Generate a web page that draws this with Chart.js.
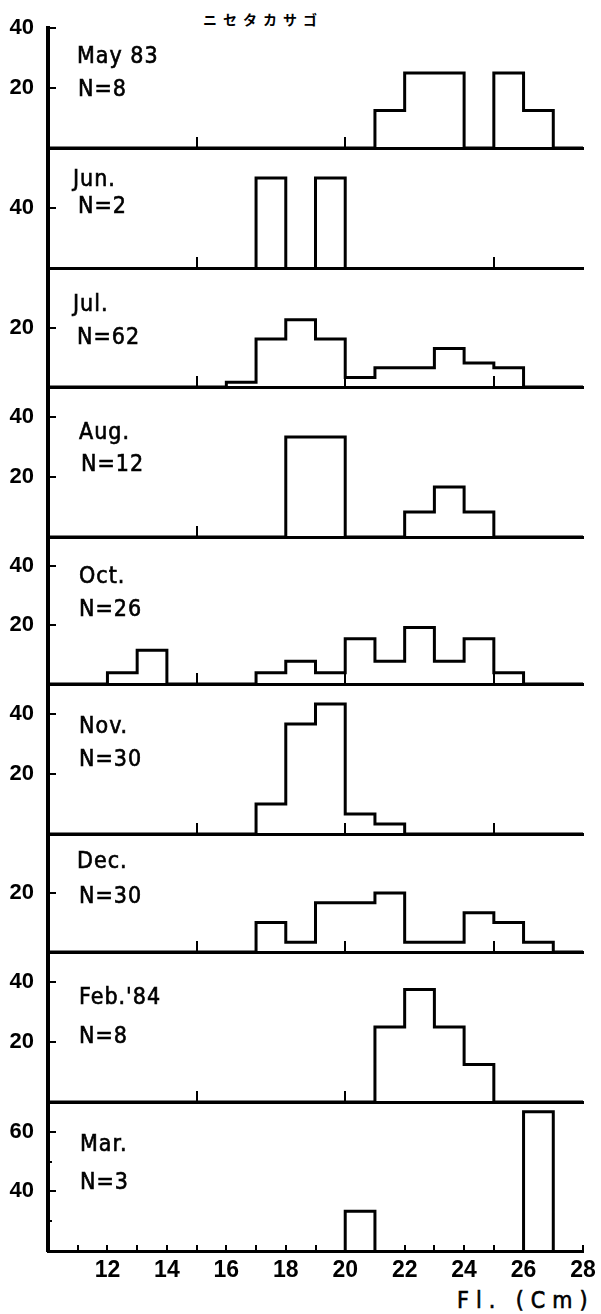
<!DOCTYPE html>
<html>
<head>
<meta charset="utf-8">
<script src="https://cdn.jsdelivr.net/npm/chart.js@4.4.0/dist/chart.umd.min.js"></script>
<style>
  body { margin: 0; background: #fff; width: 601px; height: 1314px; position: relative; overflow: hidden;
         font-family: 'DejaVu Sans Condensed', sans-serif; color: #000; }
  canvas { position: absolute; left: 0; }
  .lab { position: absolute; font-size: 23px; line-height: 27px; white-space: pre; letter-spacing: 1px;
         -webkit-text-stroke: 0.6px #000; }
  #title { position: absolute; left: 203px; top: 9px; font: bold 14px 'Noto Sans CJK JP'; letter-spacing: 6px; }
  #xtitle { position: absolute; left: 457px; top: 1287px; font-size: 23px; letter-spacing: 7px; white-space: pre;
            -webkit-text-stroke: 0.6px #000; }
</style>
</head>
<body>
<div id="title">ニセタカサゴ</div>
<div id="xtitle">Fl. (Cm)</div>
<script>
// length classes, 1 cm wide, given by lower edge
const binStart = [10, 11, 12, 13, 14, 15, 16, 17, 18, 19, 20, 21, 22, 23, 24, 25, 26, 27];
const binEnd = 28;

// percent of fish in each class
const may = [0, 0, 0, 0, 0, 0, 0, 0, 0, 0, 0, 12.5, 25, 25, 0, 25, 12.5, 0];
const jun = [0, 0, 0, 0, 0, 0, 0, 50, 0, 50, 0, 0, 0, 0, 0, 0, 0, 0];
const jul = [0, 0, 0, 0, 0, 0, 1.6, 16.1, 22.6, 16.1, 3.2, 6.5, 6.5, 12.9, 8.1, 6.5, 0, 0];
const aug = [0, 0, 0, 0, 0, 0, 0, 0, 33.3, 33.3, 0, 0, 8.3, 16.7, 8.3, 0, 0, 0];
const oct = [0, 0, 3.8, 11.5, 0, 0, 0, 3.8, 7.7, 3.8, 15.4, 7.7, 19.2, 7.7, 15.4, 3.8, 0, 0];
const nov = [0, 0, 0, 0, 0, 0, 0, 10, 36.7, 43.3, 6.7, 3.3, 0, 0, 0, 0, 0, 0];
const dec = [0, 0, 0, 0, 0, 0, 0, 10, 3.3, 16.7, 16.7, 20, 3.3, 3.3, 13.3, 10, 3.3, 0];
const feb = [0, 0, 0, 0, 0, 0, 0, 0, 0, 0, 0, 25, 37.5, 25, 12.5, 0, 0, 0];
const mar = [0, 0, 0, 0, 0, 0, 0, 0, 0, 0, 33.3, 0, 0, 0, 0, 0, 66.7, 0];

const months = ['May 83', 'Jun.', 'Jul.', 'Aug.', 'Oct.', 'Nov.', 'Dec.', "Feb.'84", 'Mar.'];
const sizes = ['N=8', 'N=2', 'N=62', 'N=12', 'N=26', 'N=30', 'N=30', 'N=8', 'N=3'];

// y range of every panel and the tick values that carry a number
const yMin = [0, 20, 0, 0, 0, 0, 0, 0, 20];
const yMax = [40, 60, 40, 50, 50, 50, 40, 50, 70];
const yLabels = [[20, 40], [40], [20], [20, 40], [20, 40], [20, 40], [20], [20, 40], [40, 60]];
const upperTicks = [15, 20, 25];
const xLabels = [12, 14, 16, 18, 20, 22, 24, 26, 28];

// page layout (pixels)
const panelTop = [28, 148, 268, 387, 537, 684, 834, 952, 1102];
const panelBottom = [148, 268, 387, 537, 684, 834, 952, 1102, 1251];
const labTop = [[47, 80], [170, 197], [295, 328], [423, 455], [567, 600], [717, 750], [852, 887], [988, 1027], [1135, 1173]];
const labLeft = [[77, 78], [73, 78], [73, 77], [79, 81], [79, 79], [79, 79], [77, 79], [79, 79], [80, 80]];

const series = [may, jun, jul, aug, oct, nov, dec, feb, mar];

// drop the label-driven padding so the plot area sits where the layout says
const noPad = (s) => { s.paddingTop = 0; s.paddingBottom = 0; s.paddingLeft = 0; s.paddingRight = 0; };

series.forEach((vals, i) => {
  const last = i === series.length - 1;
  const T = panelTop[i], B = panelBottom[i];
  const padTop = 14;
  const xh = last ? 50 : 2;
  const padBottom = last ? 0 : 2;

  const cv = document.createElement('canvas');
  cv.width = 601;
  cv.height = B - T + padTop + xh + padBottom;
  cv.style.top = (T - padTop) + 'px';
  document.body.appendChild(cv);

  // outline of the histogram
  const pts = binStart.map((x, k) => ({ x: x, y: vals[k] }));
  pts.push({ x: binEnd, y: 0 });

  const labelled = yLabels[i];

  new Chart(cv, {
    type: 'line',
    data: {
      datasets: [{
        data: pts,
        stepped: 'before',
        borderColor: '#000',
        borderWidth: 3,
        borderJoinStyle: 'miter',
        pointRadius: 0,
        fill: false
      }]
    },
    options: {
      responsive: false,
      animation: false,
      events: [],
      layout: { padding: { top: padTop, right: 18, bottom: padBottom, left: 0 } },
      plugins: { legend: { display: false }, tooltip: { enabled: false } },
      scales: {
        x: {
          type: 'linear',
          min: 10,
          max: 28,
          afterFit: (s) => { s.height = xh; noPad(s); },
          afterBuildTicks: (s) => {
            if (!last) s.ticks = upperTicks.map((v) => ({ value: v }));
          },
          grid: { drawOnChartArea: false, drawTicks: true, tickLength: last ? -6 : -11, color: '#000', lineWidth: 2 },
          border: { color: '#000', width: 3 },
          ticks: {
            display: last,
            stepSize: 1,
            autoSkip: false,
            maxRotation: 0,
            padding: 12,
            color: '#000',
            font: { size: 23, weight: 'bold' },
            callback: (v) => (xLabels.includes(v) ? String(v) : '')
          }
        },
        y: {
          min: yMin[i],
          max: yMax[i],
          afterFit: (s) => { s.width = 48; noPad(s); },
          grid: {
            drawOnChartArea: false,
            tickLength: -8,
            color: '#000',
            lineWidth: 2,
            tickBorderDash: (ctx) => (labelled.includes(ctx.tick.value) ? [] : [0, 4, 4, 100])
          },
          border: { color: '#000', width: 4 },
          ticks: {
            stepSize: 10,
            padding: 22,
            color: '#000',
            font: { size: 22, weight: 'bold' },
            callback: (v) => (labelled.includes(v) ? String(v) : '')
          }
        }
      }
    }
  });

  // month and sample size
  [months[i], sizes[i]].forEach((txt, j) => {
    const d = document.createElement('div');
    d.className = 'lab';
    d.textContent = txt;
    d.style.left = labLeft[i][j] + 'px';
    d.style.top = (labTop[i][j] - 5) + 'px';
    document.body.appendChild(d);
  });
});
</script>
</body>
</html>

**Set task**
Omit the pictures, then repeat exactly each line from the beginning of the listing through the line with "const binEnd = 28;".

**Reply to the task**
Generate a web page that draws this with Chart.js.
<!DOCTYPE html>
<html>
<head>
<meta charset="utf-8">
<script src="https://cdn.jsdelivr.net/npm/chart.js@4.4.0/dist/chart.umd.min.js"></script>
<style>
  body { margin: 0; background: #fff; width: 601px; height: 1314px; position: relative; overflow: hidden;
         font-family: 'DejaVu Sans Condensed', sans-serif; color: #000; }
  canvas { position: absolute; left: 0; }
  .lab { position: absolute; font-size: 23px; line-height: 27px; white-space: pre; letter-spacing: 1px;
         -webkit-text-stroke: 0.6px #000; }
  #title { position: absolute; left: 203px; top: 9px; font: bold 14px 'Noto Sans CJK JP'; letter-spacing: 6px; }
  #xtitle { position: absolute; left: 457px; top: 1287px; font-size: 23px; letter-spacing: 7px; white-space: pre;
            -webkit-text-stroke: 0.6px #000; }
</style>
</head>
<body>
<div id="title">ニセタカサゴ</div>
<div id="xtitle">Fl. (Cm)</div>
<script>
// length classes, 1 cm wide, given by lower edge
const binStart = [10, 11, 12, 13, 14, 15, 16, 17, 18, 19, 20, 21, 22, 23, 24, 25, 26, 27];
const binEnd = 28;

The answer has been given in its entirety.